Georgia Materials 1 May 2008 01:21 (UTC +04:00)

Russian plans to increase its peacekeeping contingency in Georgia's breakaway provinces risk destabilizing the region, the US State Department said Wednesday, the dpa reported.

Moscow on Tuesday announced the buildup to counter what it said were Georgian moves to expand its military presence along its borders with South Ossetia and Abkhazia.

But the United States has not seen any similar increases by Georgian forces, State Department spokesman Sean McCormack said.

"Some of these Russia actions, in terms of troop buildups along the border, certainly risk destabilizing the region," McCormack said. "We would ask Russia to reconsider some of the steps that they have taken recently."

Tension between Georgia and Russia has risen in recent weeks over the former Soviet republic's separatist South Ossetia and Abkhazia regions.

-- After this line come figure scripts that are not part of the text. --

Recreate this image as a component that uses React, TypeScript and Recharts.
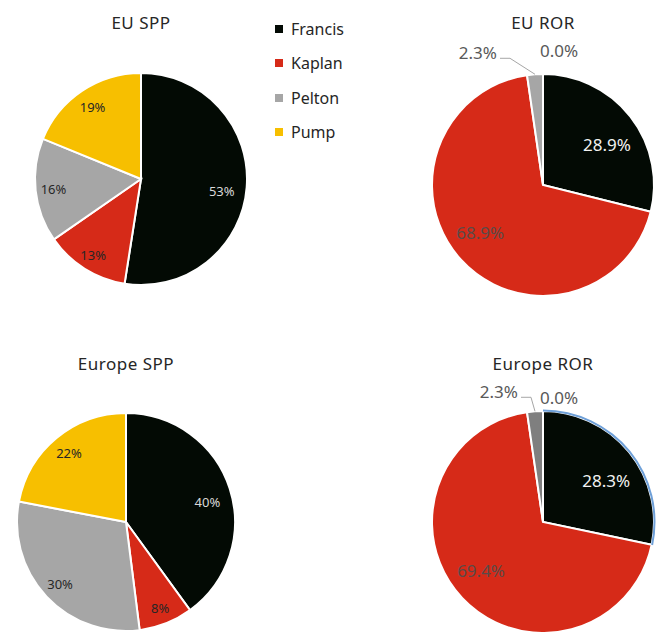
import React from "react";
import { Cell, Pie, PieChart } from "recharts";

const categories = ["Francis", "Kaplan", "Pelton", "Pump"];
const euSpp = [53, 13, 16, 19];
const euRor = [28.9, 68.9, 2.3, 0.0];
const europeSpp = [40, 8, 30, 22];
const europeRor = [28.3, 69.4, 2.3, 0.0];
const chartTitles = ["EU SPP", "EU ROR", "Europe SPP", "Europe ROR"];

const sliceColors = ["#030a04", "#d62a18", "#a6a6a6", "#f7bf00"];
const darkPelton = "#7f7f7f";
const RAD = Math.PI / 180;
const FONT = "'Noto Sans', 'Open Sans', sans-serif";

const toRows = (vals: number[]) => categories.map((name, i) => ({ name, value: vals[i] }));

// label spots: [radius ratio, angle nudge in degrees clockwise]
const sppSpots = [[0.77, 4], [0.85, 0], [0.83, 0], [0.82, 0]];
const rorSpots = [[0.68, 6], [0.71, 5]];

const charts = [
  { title: chartTitles[0], values: euSpp, cx: 141, cy: 179, r: 106, ror: false, elbow: [0, 0], zeroDy: 0, colors: sliceColors },
  { title: chartTitles[1], values: euRor, cx: 543, cy: 185, r: 111, ror: true, elbow: [-25, -16], zeroDy: -24, colors: sliceColors },
  { title: chartTitles[2], values: europeSpp, cx: 126, cy: 522, r: 109, ror: false, elbow: [0, 0], zeroDy: 0, colors: sliceColors },
  { title: chartTitles[3], values: europeRor, cx: 543, cy: 522, r: 111, ror: true, elbow: [-4, -14], zeroDy: -14, colors: [sliceColors[0], sliceColors[1], darkPelton, sliceColors[3]] },
];

const titleTops = [11, 11, 352, 352];

function makeLabel(cfg: (typeof charts)[number]) {
  return (p: any) => {
    const { cx, cy, midAngle, outerRadius, index, value } = p;
    const text = cfg.ror ? `${Number(value).toFixed(1)}%` : `${value}%`;
    const at = (r: number, ang: number) => ({
      x: cx + r * Math.cos(-ang * RAD),
      y: cy + r * Math.sin(-ang * RAD),
    });
    if (cfg.ror && index >= 2) {
      const edge = at(outerRadius, midAngle);
      if (index === 3) {
        return (
          <text x={edge.x - 3} y={edge.y + cfg.zeroDy} textAnchor="start" dominantBaseline="central"
            fill="#595959" fontSize={17} fontFamily={FONT}>{text}</text>
        );
      }
      const ex = edge.x + cfg.elbow[0];
      const ey = edge.y + cfg.elbow[1];
      return (
        <g>
          <polyline points={`${ex - 10},${ey} ${ex},${ey} ${edge.x},${edge.y}`} fill="none" stroke="#a6a6a6" strokeWidth={1} />
          <text x={ex - 13} y={ey - 6} textAnchor="end" dominantBaseline="central"
            fill="#595959" fontSize={17} fontFamily={FONT}>{text}</text>
        </g>
      );
    }
    const spot = (cfg.ror ? rorSpots : sppSpots)[index];
    const pt = at(outerRadius * spot[0], midAngle - spot[1]);
    const onBlack = index === 0;
    return (
      <text x={pt.x} y={pt.y} textAnchor="middle" dominantBaseline="central"
        fill={onBlack ? (cfg.ror ? "#f2f2f2" : "#d9d9d9") : cfg.ror ? "#5a4a48" : "#262626"}
        fontSize={cfg.ror ? 17 : 13} fontFamily={FONT}>{text}</text>
    );
  };
}

export default function App() {
  return (
    <div style={{ position: "absolute", left: 0, top: 0, width: 661, height: 632, background: "#fff", fontFamily: FONT }}>
      <PieChart width={661} height={632} margin={{ top: 0, right: 0, bottom: 0, left: 0 }}>
        {charts.map((c) => (
          <Pie
            key={c.title}
            data={toRows(c.values)}
            dataKey="value"
            nameKey="name"
            cx={c.cx}
            cy={c.cy}
            outerRadius={c.r}
            startAngle={90}
            endAngle={-270}
            stroke="#ffffff"
            strokeWidth={2}
            label={makeLabel(c)}
            labelLine={false}
            isAnimationActive={false}
          >
            {categories.map((_, i) => (
              <Cell key={i} fill={c.colors[i]} />
            ))}
          </Pie>
        ))}
        <Pie
          data={toRows(europeRor)}
          dataKey="value"
          cx={charts[3].cx}
          cy={charts[3].cy}
          innerRadius={charts[3].r - 0.5}
          outerRadius={charts[3].r + 1.5}
          startAngle={90}
          endAngle={-270}
          stroke="none"
          isAnimationActive={false}
        >
          {categories.map((_, i) => (
            <Cell key={i} fill={i === 0 ? "#6fa0d8" : "transparent"} />
          ))}
        </Pie>
      </PieChart>
      {charts.map((c, i) => (
        <div key={c.title} style={{
          position: "absolute", left: c.cx - 100, width: 200, top: titleTops[i], textAlign: "center",
          fontSize: 17, letterSpacing: 0.5, color: "#262626",
        }}>{c.title}</div>
      ))}
      <div style={{ position: "absolute", left: 275, top: 12 }}>
        {categories.map((name, i) => (
          <div key={name} style={{ display: "flex", alignItems: "center", height: 34.3 }}>
            <span style={{ width: 8, height: 8, background: sliceColors[i], marginRight: 8, display: "inline-block" }} />
            <span style={{ fontSize: 16, color: "#262626", lineHeight: "24px" }}>{name}</span>
          </div>
        ))}
      </div>
    </div>
  );
}
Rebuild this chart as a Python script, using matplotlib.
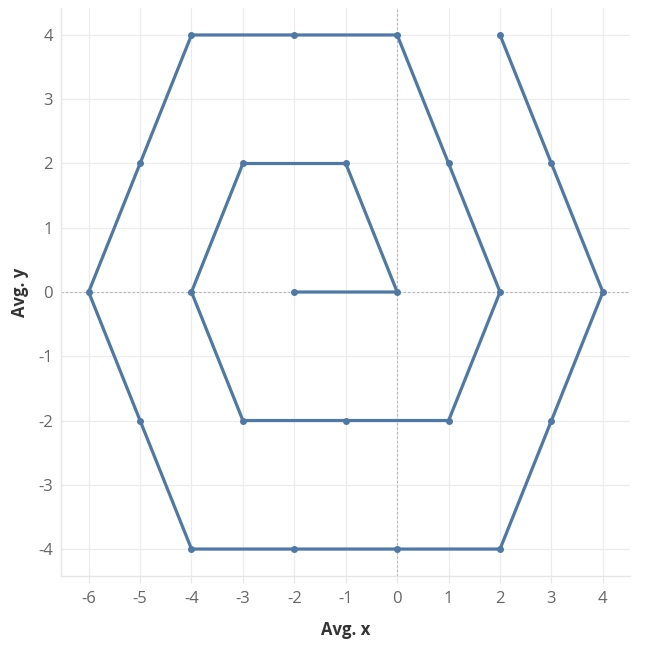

Russia last month said it would step up diplomatic ties to South Ossetia and Abkhazia in what Georgia said amounted to plans to annex the two regions.

Russia has had peacekeeping troops in the regions since civil wars ended in early 1990s, and South Ossetia and Abkhazia have since governed autonomously.

Moscow has expressed misgivings about NATO plans to eventually invite Georgia and Ukraine to join the alliance, and has warned that Kosovo's independence from Serbia in February could serve as a precedent for the territories in Georgia.

"There is an unshakable commitment on the part of the United States to Georgia's territorial integrity and sovereignty over all of Georgia's territory," McCormack said.